-------- SUPPLIED INFORMATION --------

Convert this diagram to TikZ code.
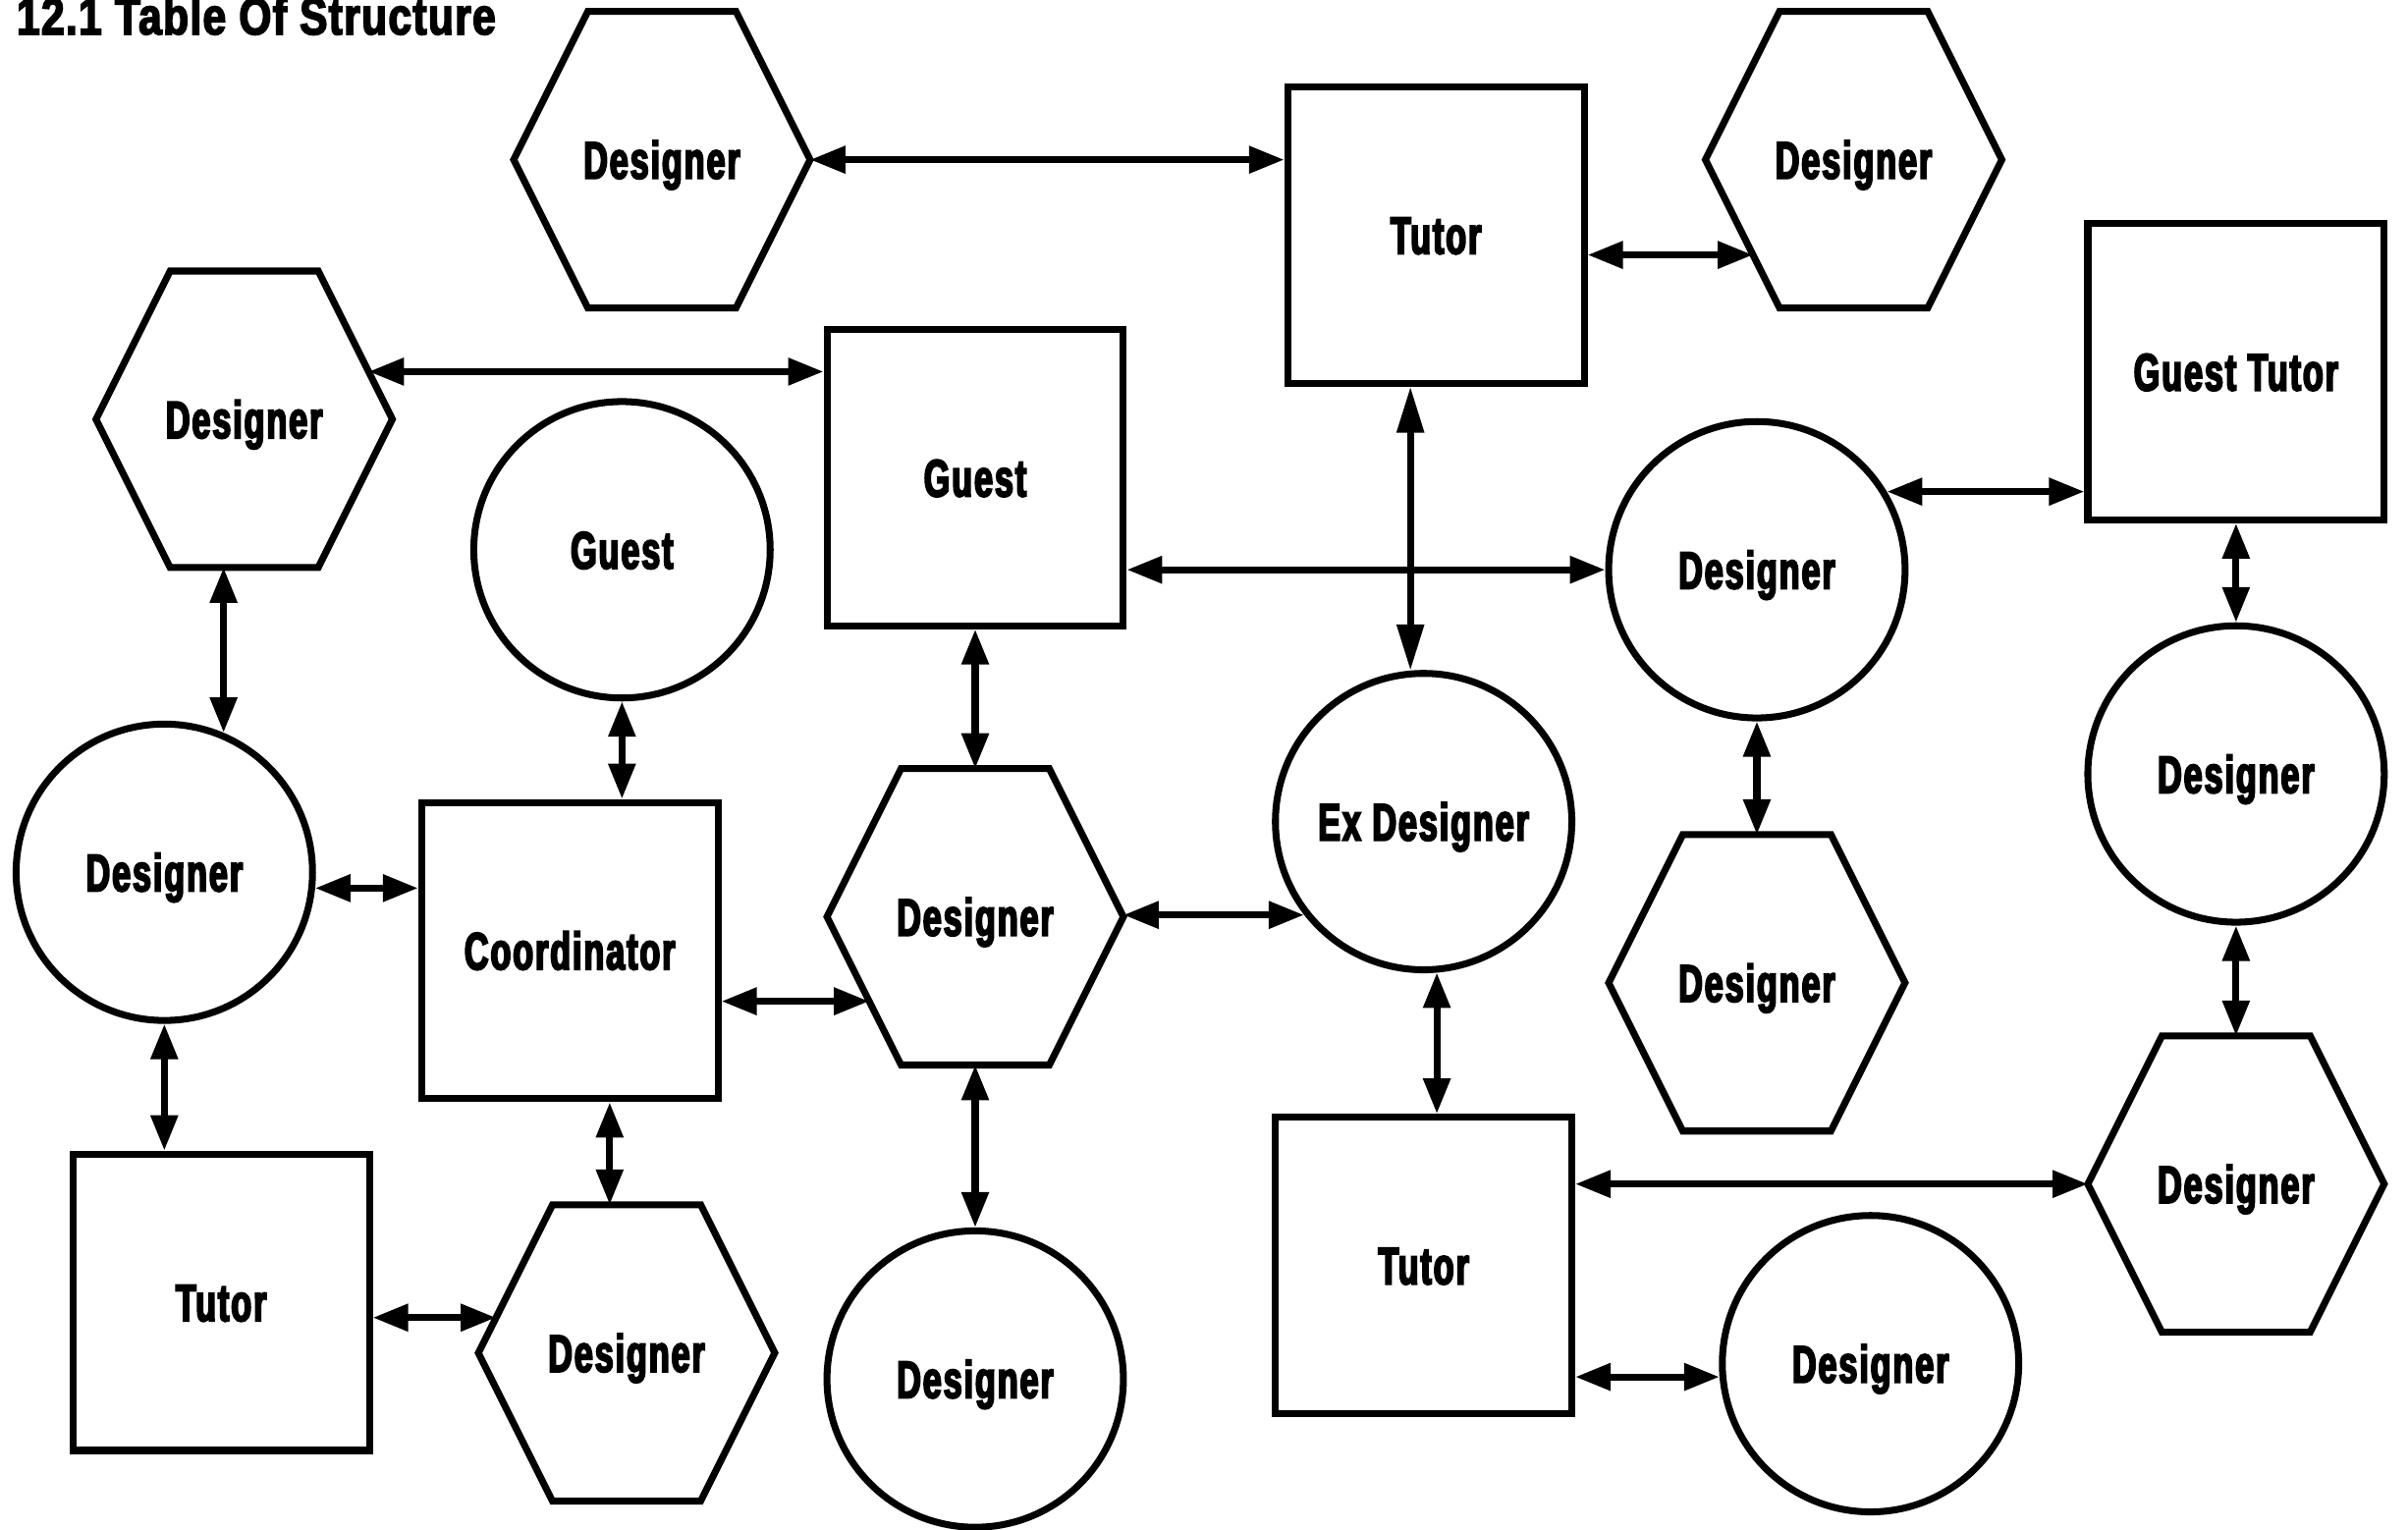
\documentclass[tikz,border=0pt]{standalone}
\usepackage{fontspec}
\usetikzlibrary{arrows.meta,calc}
\newfontfamily\lblfont{Liberation Sans}[FakeStretch=0.64,FakeBold=3.5,LetterSpace=3.5]
\newfontfamily\ttlfont{Liberation Sans}[FakeStretch=0.80,FakeBold=3,LetterSpace=2.5]
\newcommand{\hexoutline}[1]{%
  \draw[shapeline] (#1.west) -- ($(#1.north west)!0.25!(#1.north east)$) -- ($(#1.north west)!0.75!(#1.north east)$) -- (#1.east) -- ($(#1.south west)!0.75!(#1.south east)$) -- ($(#1.south west)!0.25!(#1.south east)$) -- cycle;}
\begin{document}
\begin{tikzpicture}[x=1pt,y=-1pt,
  shapeline/.style={line width=4.5pt, draw=black},
  lbl/.style={font=\lblfont\bfseries\fontsize{34.2pt}{40pt}\selectfont, text height=24.5pt, text depth=0pt, inner sep=0pt},
  boxnode/.style={lbl, rectangle, shapeline, minimum size=193pt, outer sep=2.25pt},
  circnode/.style={lbl, circle, shapeline, minimum size=193pt, outer sep=2.25pt},
  hexnode/.style={lbl, rectangle, minimum size=193pt, outer sep=0pt},
  >={Triangle[length=23pt,width=17pt]},
  conn/.style={line width=4.5pt, <->},
  longconn/.style={line width=4.5pt, {Triangle[length=30pt,width=17pt]}-{Triangle[length=30pt,width=17pt]}}
]
\useasboundingbox (0,0) rectangle (1568,996);
\fill[white] (0,0) rectangle (1568,996);
\clip (0,0) rectangle (1568,996);

\node[anchor=base west, inner sep=0pt, font=\ttlfont\bfseries\fontsize{34pt}{38pt}\selectfont] (title) at (10.7,22.4) {12.1 Table Of Structure};

% hexagons
\node[hexnode] (H1) at (431,104) {Designer};
\node[hexnode] (H2) at (1207,104) {Designer};
\node[hexnode] (H3) at (159,273) {Designer};
\node[hexnode] (H4) at (635,597) {Designer};
\node[hexnode] (H5) at (408,881) {Designer};
\node[hexnode] (H6) at (1144,640) {Designer};
\node[hexnode] (H7) at (1456,771) {Designer};
\hexoutline{H1}\hexoutline{H2}\hexoutline{H3}\hexoutline{H4}\hexoutline{H5}\hexoutline{H6}\hexoutline{H7}

% squares
\node[boxnode] (S1) at (935,153) {Tutor};
\node[boxnode] (S2) at (635,311) {Guest};
\node[boxnode] (S3) at (1456,242) {Guest Tutor};
\node[boxnode] (S4) at (371,619) {Coordinator};
\node[boxnode] (S5) at (144,848) {Tutor};
\node[boxnode] (S6) at (927,824) {Tutor};

% circles
\node[circnode] (C1) at (405,358) {Guest};
\node[circnode] (C2) at (107,568) {Designer};
\node[circnode] (C3) at (927,535) {Ex Designer};
\node[circnode] (C4) at (1144,371) {Designer};
\node[circnode] (C5) at (1456,504) {Designer};
\node[circnode] (C6) at (635,898) {Designer};
\node[circnode] (C7) at (1218,888) {Designer};

% helper coordinates
\coordinate (a2) at ($(S1.east)+(0,13)$);
\coordinate (b2) at ($(H2.west)+(31,62)$);
\coordinate (a3) at ($(H3.east)+(-15.5,-31)$);
\coordinate (b13) at ($(H4.west)+(27.5,55)$);
\coordinate (a18) at ($(S4.south)+(26,0)$);
\coordinate (b20) at ($(H5.west)+(11.5,-23)$);

% connectors
\draw[conn] (H1.east) -- (H1.east -| S1.west);
\draw[conn] (a2) -- (b2);
\draw[conn] (a3) -- (a3 -| S2.west);
\draw[conn] (C4.west -| S2.east) -- (C4.west);
\draw[longconn] (C3.95 |- S1.south) -- (C3.95);
\draw[conn] (C4.31) -- (C4.31 -| S3.west);
\draw[conn] (S3.south) -- (C5.north);
\draw[conn] (C5.south) -- (H7.north);
\draw[conn] (C2.67 |- H3.south) -- (C2.67);
\draw[conn] (C1.south) -- (C1.south |- S4.north);
\draw[conn] (S2.south) -- (H4.north);
\draw[conn] (C2.354) -- (C2.354 -| S4.west);
\draw[conn] (b13 -| S4.east) -- (b13);
\draw[conn] (C3.218 -| H4.east) -- (C3.218);
\draw[conn] (C4.south) -- (H6.north);
\draw[conn] (C3.275) -- (C3.275 |- S6.north);
\draw[conn] (C2.south) -- (C2.south |- S5.north);
\draw[conn] (a18) -- (a18 |- H5.north);
\draw[conn] (H4.south) -- (C6.north);
\draw[conn] (b20 -| S5.east) -- (b20);
\draw[conn] (H7.west -| S6.east) -- (H7.west);
\draw[conn] (C7.185 -| S6.east) -- (C7.185);
\end{tikzpicture}
\end{document}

--------

» **WHAT THE TASK ASKS**
Quote the listing above in full, except for the pictures.

» **REPLY TO THE TASK**
Convert this diagram to TikZ code.
\documentclass[tikz,border=0pt]{standalone}
\usepackage{fontspec}
\usetikzlibrary{arrows.meta,calc}
\newfontfamily\lblfont{Liberation Sans}[FakeStretch=0.64,FakeBold=3.5,LetterSpace=3.5]
\newfontfamily\ttlfont{Liberation Sans}[FakeStretch=0.80,FakeBold=3,LetterSpace=2.5]
\newcommand{\hexoutline}[1]{%
  \draw[shapeline] (#1.west) -- ($(#1.north west)!0.25!(#1.north east)$) -- ($(#1.north west)!0.75!(#1.north east)$) -- (#1.east) -- ($(#1.south west)!0.75!(#1.south east)$) -- ($(#1.south west)!0.25!(#1.south east)$) -- cycle;}
\begin{document}
\begin{tikzpicture}[x=1pt,y=-1pt,
  shapeline/.style={line width=4.5pt, draw=black},
  lbl/.style={font=\lblfont\bfseries\fontsize{34.2pt}{40pt}\selectfont, text height=24.5pt, text depth=0pt, inner sep=0pt},
  boxnode/.style={lbl, rectangle, shapeline, minimum size=193pt, outer sep=2.25pt},
  circnode/.style={lbl, circle, shapeline, minimum size=193pt, outer sep=2.25pt},
  hexnode/.style={lbl, rectangle, minimum size=193pt, outer sep=0pt},
  >={Triangle[length=23pt,width=17pt]},
  conn/.style={line width=4.5pt, <->},
  longconn/.style={line width=4.5pt, {Triangle[length=30pt,width=17pt]}-{Triangle[length=30pt,width=17pt]}}
]
\useasboundingbox (0,0) rectangle (1568,996);
\fill[white] (0,0) rectangle (1568,996);
\clip (0,0) rectangle (1568,996);

\node[anchor=base west, inner sep=0pt, font=\ttlfont\bfseries\fontsize{34pt}{38pt}\selectfont] (title) at (10.7,22.4) {12.1 Table Of Structure};

% hexagons
\node[hexnode] (H1) at (431,104) {Designer};
\node[hexnode] (H2) at (1207,104) {Designer};
\node[hexnode] (H3) at (159,273) {Designer};
\node[hexnode] (H4) at (635,597) {Designer};
\node[hexnode] (H5) at (408,881) {Designer};
\node[hexnode] (H6) at (1144,640) {Designer};
\node[hexnode] (H7) at (1456,771) {Designer};
\hexoutline{H1}\hexoutline{H2}\hexoutline{H3}\hexoutline{H4}\hexoutline{H5}\hexoutline{H6}\hexoutline{H7}

% squares
\node[boxnode] (S1) at (935,153) {Tutor};
\node[boxnode] (S2) at (635,311) {Guest};
\node[boxnode] (S3) at (1456,242) {Guest Tutor};
\node[boxnode] (S4) at (371,619) {Coordinator};
\node[boxnode] (S5) at (144,848) {Tutor};
\node[boxnode] (S6) at (927,824) {Tutor};

% circles
\node[circnode] (C1) at (405,358) {Guest};
\node[circnode] (C2) at (107,568) {Designer};
\node[circnode] (C3) at (927,535) {Ex Designer};
\node[circnode] (C4) at (1144,371) {Designer};
\node[circnode] (C5) at (1456,504) {Designer};
\node[circnode] (C6) at (635,898) {Designer};
\node[circnode] (C7) at (1218,888) {Designer};

% helper coordinates
\coordinate (a2) at ($(S1.east)+(0,13)$);
\coordinate (b2) at ($(H2.west)+(31,62)$);
\coordinate (a3) at ($(H3.east)+(-15.5,-31)$);
\coordinate (b13) at ($(H4.west)+(27.5,55)$);
\coordinate (a18) at ($(S4.south)+(26,0)$);
\coordinate (b20) at ($(H5.west)+(11.5,-23)$);

% connectors
\draw[conn] (H1.east) -- (H1.east -| S1.west);
\draw[conn] (a2) -- (b2);
\draw[conn] (a3) -- (a3 -| S2.west);
\draw[conn] (C4.west -| S2.east) -- (C4.west);
\draw[longconn] (C3.95 |- S1.south) -- (C3.95);
\draw[conn] (C4.31) -- (C4.31 -| S3.west);
\draw[conn] (S3.south) -- (C5.north);
\draw[conn] (C5.south) -- (H7.north);
\draw[conn] (C2.67 |- H3.south) -- (C2.67);
\draw[conn] (C1.south) -- (C1.south |- S4.north);
\draw[conn] (S2.south) -- (H4.north);
\draw[conn] (C2.354) -- (C2.354 -| S4.west);
\draw[conn] (b13 -| S4.east) -- (b13);
\draw[conn] (C3.218 -| H4.east) -- (C3.218);
\draw[conn] (C4.south) -- (H6.north);
\draw[conn] (C3.275) -- (C3.275 |- S6.north);
\draw[conn] (C2.south) -- (C2.south |- S5.north);
\draw[conn] (a18) -- (a18 |- H5.north);
\draw[conn] (H4.south) -- (C6.north);
\draw[conn] (b20 -| S5.east) -- (b20);
\draw[conn] (H7.west -| S6.east) -- (H7.west);
\draw[conn] (C7.185 -| S6.east) -- (C7.185);
\end{tikzpicture}
\end{document}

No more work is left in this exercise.